- GIVEN PROBLEM -
Look at the data below and print exactly the lines from its first line through the line with "const yTicks = [0, 20, 40, 60, 80, 100];"; the pictures stay out of the copy.

- SOURCE MATERIAL -
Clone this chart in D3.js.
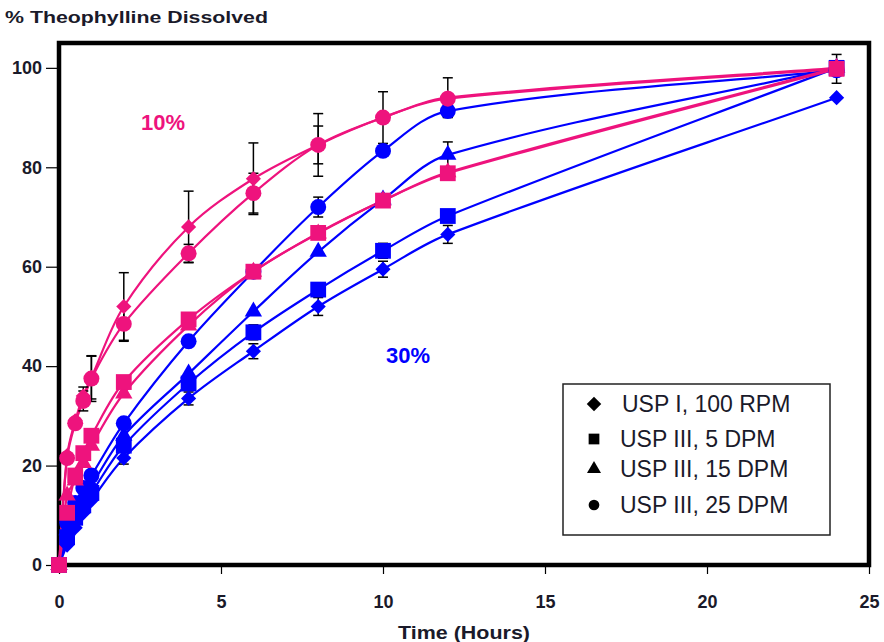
<!DOCTYPE html>
<html>
<head>
<meta charset="utf-8">
<script src="https://cdn.jsdelivr.net/npm/d3@7"></script>
<style>
    body { margin: 0; background: #fff; }
    svg { display: block; font-family: "Liberation Sans", Arial, sans-serif; }
</style>
</head>
<body>
<div id="chart"></div>
<script>
// sampling times (hours)
const times = [0, 0.25, 0.5, 0.75, 1, 2, 4, 6, 8, 10, 12, 24];

// 30% loading (blue)
const blueUspI100 = [0, 4, 7.5, 10.5, 13, 21.5, 33.5, 43, 52, 59.5, 66.5, 94];
const blueUspIII5 = [0, 5.6, 9.5, 12, 14.5, 24, 36.5, 46.8, 55.4, 63.2, 70.2, 100];
const blueUspIII15 = [0, 7, 11, 13.5, 16, 26, 38.5, 51, 63, 73.5, 82.5, 100];
const blueUspIII25 = [0, 8.5, 12.5, 15.5, 18, 28.5, 45, 59, 72, 83.3, 91.3, 99.5];

// 10% loading (pink)
const pinkUspI100 = [0, 22, 29, 34, 37.7, 52, 68, 77.7, 84.5, 90, 94, 100];
const pinkUspIII5 = [0, 10.5, 18, 22.5, 26, 36.8, 49.4, 59, 66.8, 73.3, 78.8, 99.8];
const pinkUspIII15 = [0, 14, 17, 20.5, 24, 34.5, 48.2, 59, 66.7, 73.3, 79, 100];
const pinkUspIII25 = [0, 21.5, 28.5, 33, 37.5, 48.5, 62.7, 74.8, 84.5, 90, 93.8, 99.8];

// standard deviations (null = no bar shown)
const blueUspI100Sd = [null, null, null, null, null, 1.2, 1.3, 1.5, 1.8, 1.6, 1.8, null];
const blueUspIII5Sd = [null, null, null, null, null, 1.2, null, 1.5, null, 1.5, null, null];
const blueUspIII15Sd = [null, null, null, null, null, null, null, null, null, null, 2.6, null];
const blueUspIII25Sd = [null, null, null, null, null, null, null, null, 2, null, 1.2, null];
const pinkUspI100Sd = [null, null, null, 1.8, 4.3, 6.8, 7.2, 7.2, 6.3, 5.2, 4, null];
const pinkUspIII5Sd = [null, null, null, null, null, null, null, null, null, null, null, 2.9];
const pinkUspIII15Sd = [null, null, null, null, null, null, null, null, null, null, null, null];
const pinkUspIII25Sd = [null, null, null, 2, 4.6, 3.5, 1.8, 4, 3.8, null, null, null];

const xTicks = [0, 5, 10, 15, 20, 25];
const yTicks = [0, 20, 40, 60, 80, 100];

const legendLabels = ["USP I, 100 RPM", "USP III, 5 DPM", "USP III, 15 DPM", "USP III, 25 DPM"];
const shapes = ["diamond", "square", "triangle", "circle"];

const blue = "#0000ff";
const pink = "#ee137d";
const ink = "#1a1a2a";

// draw order: blue below, pink on top
const series = [
    {values: blueUspI100, sd: blueUspI100Sd, shape: "diamond", color: blue},
    {values: blueUspIII5, sd: blueUspIII5Sd, shape: "square", color: blue},
    {values: blueUspIII15, sd: blueUspIII15Sd, shape: "triangle", color: blue},
    {values: blueUspIII25, sd: blueUspIII25Sd, shape: "circle", color: blue},
    {values: pinkUspI100, sd: pinkUspI100Sd, shape: "diamond", color: pink},
    {values: pinkUspIII15, sd: pinkUspIII15Sd, shape: "triangle", color: pink},
    {values: pinkUspIII25, sd: pinkUspIII25Sd, shape: "circle", color: pink},
    {values: pinkUspIII5, sd: pinkUspIII5Sd, shape: "square", color: pink}
];

const width = 884, height = 642;
const marginLeft = 59, marginRight = 15, marginTop = 43, marginBottom = 77;

const x = d3.scaleLinear().domain([0, 25]).range([marginLeft, width - marginRight]);
const y = d3.scaleLinear().domain([0, 105]).range([height - marginBottom, marginTop]);

function markerPath(shape, size) {
    if (shape === "diamond" || shape === "square") return d3.symbol(d3.symbolSquare, size)();
    if (shape === "triangle") return d3.symbol(d3.symbolTriangle, size)();
    return d3.symbol(d3.symbolCircle, size)();
}

// spreadsheet-style smoothing: tangent along neighbour chord,
// handle length scaled to each segment so long gaps stay nearly straight
function smoothLine(values) {
    const pts = values.map((v, i) => [x(times[i]), y(v)]);
    const n = pts.length;
    const tangent = i => {
        const a = pts[Math.max(0, i - 1)], b = pts[Math.min(n - 1, i + 1)];
        const dx = b[0] - a[0], dy = b[1] - a[1], len = Math.hypot(dx, dy) || 1;
        return [dx / len, dy / len];
    };
    const p = d3.path();
    p.moveTo(pts[0][0], pts[0][1]);
    for (let i = 0; i < n - 1; ++i) {
        const a = pts[i], b = pts[i + 1];
        const seg = Math.hypot(b[0] - a[0], b[1] - a[1]) / 3;
        const ta = tangent(i), tb = tangent(i + 1);
        p.bezierCurveTo(a[0] + ta[0] * seg, a[1] + ta[1] * seg,
            b[0] - tb[0] * seg, b[1] - tb[1] * seg, b[0], b[1]);
    }
    return p.toString();
}

const plotSizes = {diamond: 115, square: 250, triangle: 130, circle: 200};
const legendSizes = {diamond: 105, square: 115, triangle: 85, circle: 90};

const svg = d3.select("#chart").append("svg")
    .attr("width", width)
    .attr("height", height)
    .attr("viewBox", [0, 0, width, height]);

// y title
svg.append("text")
    .attr("x", 5)
    .attr("y", 23)
    .attr("font-size", 17)
    .attr("font-weight", "bold")
    .attr("fill", ink)
    .attr("textLength", 263)
    .attr("lengthAdjust", "spacingAndGlyphs")
    .text("% Theophylline Dissolved");

function styleTicks(g) {
    g.select(".domain").remove();
    g.selectAll(".tick line").attr("stroke", "#000").attr("stroke-width", 1.2);
    g.selectAll(".tick text")
        .attr("font-size", 18)
        .attr("font-weight", "bold")
        .attr("fill", ink)
        .attr("font-family", "Liberation Sans, Arial, sans-serif");
}

// axes
svg.append("g")
    .attr("transform", `translate(${marginLeft},0)`)
    .call(d3.axisLeft(y).tickValues(yTicks).tickSize(13).tickPadding(4))
    .call(styleTicks);

svg.append("g")
    .attr("transform", `translate(0,${y(0)})`)
    .call(d3.axisBottom(x).tickValues(xTicks).tickSize(9).tickPadding(21))
    .call(styleTicks);

svg.append("text")
    .attr("x", 464)
    .attr("y", 639)
    .attr("text-anchor", "middle")
    .attr("font-size", 18)
    .attr("font-weight", "bold")
    .attr("fill", ink)
    .attr("textLength", 132)
    .attr("lengthAdjust", "spacingAndGlyphs")
    .text("Time (Hours)");

// plot frame
svg.append("rect")
    .attr("x", x(0))
    .attr("y", y(105))
    .attr("width", x(25) - x(0))
    .attr("height", y(0) - y(105))
    .attr("fill", "none")
    .attr("stroke", "#000")
    .attr("stroke-width", 4.5);

// lines
svg.append("g")
    .selectAll("path")
    .data(series)
    .join("path")
    .attr("d", s => smoothLine(s.values))
    .attr("fill", "none")
    .attr("stroke", s => s.color)
    .attr("stroke-width", 2.2);

// error bars
const bars = svg.append("g")
    .attr("stroke", "#000")
    .attr("stroke-width", 1.5);
series.forEach(s => {
    s.sd.forEach((sd, i) => {
        if (sd === null) return;
        const cx = x(times[i]);
        const top = y(s.values[i] + sd), bottom = y(s.values[i] - sd);
        bars.append("line").attr("x1", cx).attr("x2", cx).attr("y1", top).attr("y2", bottom);
        bars.append("line").attr("x1", cx - 5).attr("x2", cx + 5).attr("y1", top).attr("y2", top);
        bars.append("line").attr("x1", cx - 5).attr("x2", cx + 5).attr("y1", bottom).attr("y2", bottom);
    });
});

// markers
series.forEach(s => {
    svg.append("g")
        .selectAll("path")
        .data(s.values)
        .join("path")
        .attr("d", markerPath(s.shape, plotSizes[s.shape]))
        .attr("transform", (d, i) => `translate(${x(times[i])},${y(d)})` + (s.shape === "diamond" ? " rotate(45)" : ""))
        .attr("fill", s.color);
});

// group labels
svg.append("text")
    .attr("x", 163).attr("y", 130)
    .attr("text-anchor", "middle")
    .attr("font-size", 22).attr("font-weight", "bold")
    .attr("fill", pink)
    .text("10%");

svg.append("text")
    .attr("x", 408).attr("y", 363)
    .attr("text-anchor", "middle")
    .attr("font-size", 22).attr("font-weight", "bold")
    .attr("fill", blue)
    .text("30%");

// legend
const legend = svg.append("g");
legend.append("rect")
    .attr("x", 563).attr("y", 384)
    .attr("width", 267).attr("height", 151)
    .attr("fill", "#fff")
    .attr("stroke", "#222")
    .attr("stroke-width", 1.5);

const legendRows = [404, 439, 469, 505];
legendLabels.forEach((label, i) => {
    legend.append("path")
        .attr("d", markerPath(shapes[i], legendSizes[shapes[i]]))
        .attr("transform", `translate(594,${legendRows[i]})` + (shapes[i] === "diamond" ? " rotate(45)" : ""))
        .attr("fill", "#000");
    legend.append("text")
        .attr("x", i === 0 ? 622 : 620)
        .attr("y", legendRows[i])
        .attr("dy", "0.36em")
        .attr("font-size", 23)
        .attr("fill", ink)
        .text(label);
});
</script>
</body>
</html>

- COMPLETED EXERCISE -
Clone this chart in D3.js.
<!DOCTYPE html>
<html>
<head>
<meta charset="utf-8">
<script src="https://cdn.jsdelivr.net/npm/d3@7"></script>
<style>
    body { margin: 0; background: #fff; }
    svg { display: block; font-family: "Liberation Sans", Arial, sans-serif; }
</style>
</head>
<body>
<div id="chart"></div>
<script>
// sampling times (hours)
const times = [0, 0.25, 0.5, 0.75, 1, 2, 4, 6, 8, 10, 12, 24];

// 30% loading (blue)
const blueUspI100 = [0, 4, 7.5, 10.5, 13, 21.5, 33.5, 43, 52, 59.5, 66.5, 94];
const blueUspIII5 = [0, 5.6, 9.5, 12, 14.5, 24, 36.5, 46.8, 55.4, 63.2, 70.2, 100];
const blueUspIII15 = [0, 7, 11, 13.5, 16, 26, 38.5, 51, 63, 73.5, 82.5, 100];
const blueUspIII25 = [0, 8.5, 12.5, 15.5, 18, 28.5, 45, 59, 72, 83.3, 91.3, 99.5];

// 10% loading (pink)
const pinkUspI100 = [0, 22, 29, 34, 37.7, 52, 68, 77.7, 84.5, 90, 94, 100];
const pinkUspIII5 = [0, 10.5, 18, 22.5, 26, 36.8, 49.4, 59, 66.8, 73.3, 78.8, 99.8];
const pinkUspIII15 = [0, 14, 17, 20.5, 24, 34.5, 48.2, 59, 66.7, 73.3, 79, 100];
const pinkUspIII25 = [0, 21.5, 28.5, 33, 37.5, 48.5, 62.7, 74.8, 84.5, 90, 93.8, 99.8];

// standard deviations (null = no bar shown)
const blueUspI100Sd = [null, null, null, null, null, 1.2, 1.3, 1.5, 1.8, 1.6, 1.8, null];
const blueUspIII5Sd = [null, null, null, null, null, 1.2, null, 1.5, null, 1.5, null, null];
const blueUspIII15Sd = [null, null, null, null, null, null, null, null, null, null, 2.6, null];
const blueUspIII25Sd = [null, null, null, null, null, null, null, null, 2, null, 1.2, null];
const pinkUspI100Sd = [null, null, null, 1.8, 4.3, 6.8, 7.2, 7.2, 6.3, 5.2, 4, null];
const pinkUspIII5Sd = [null, null, null, null, null, null, null, null, null, null, null, 2.9];
const pinkUspIII15Sd = [null, null, null, null, null, null, null, null, null, null, null, null];
const pinkUspIII25Sd = [null, null, null, 2, 4.6, 3.5, 1.8, 4, 3.8, null, null, null];

const xTicks = [0, 5, 10, 15, 20, 25];
const yTicks = [0, 20, 40, 60, 80, 100];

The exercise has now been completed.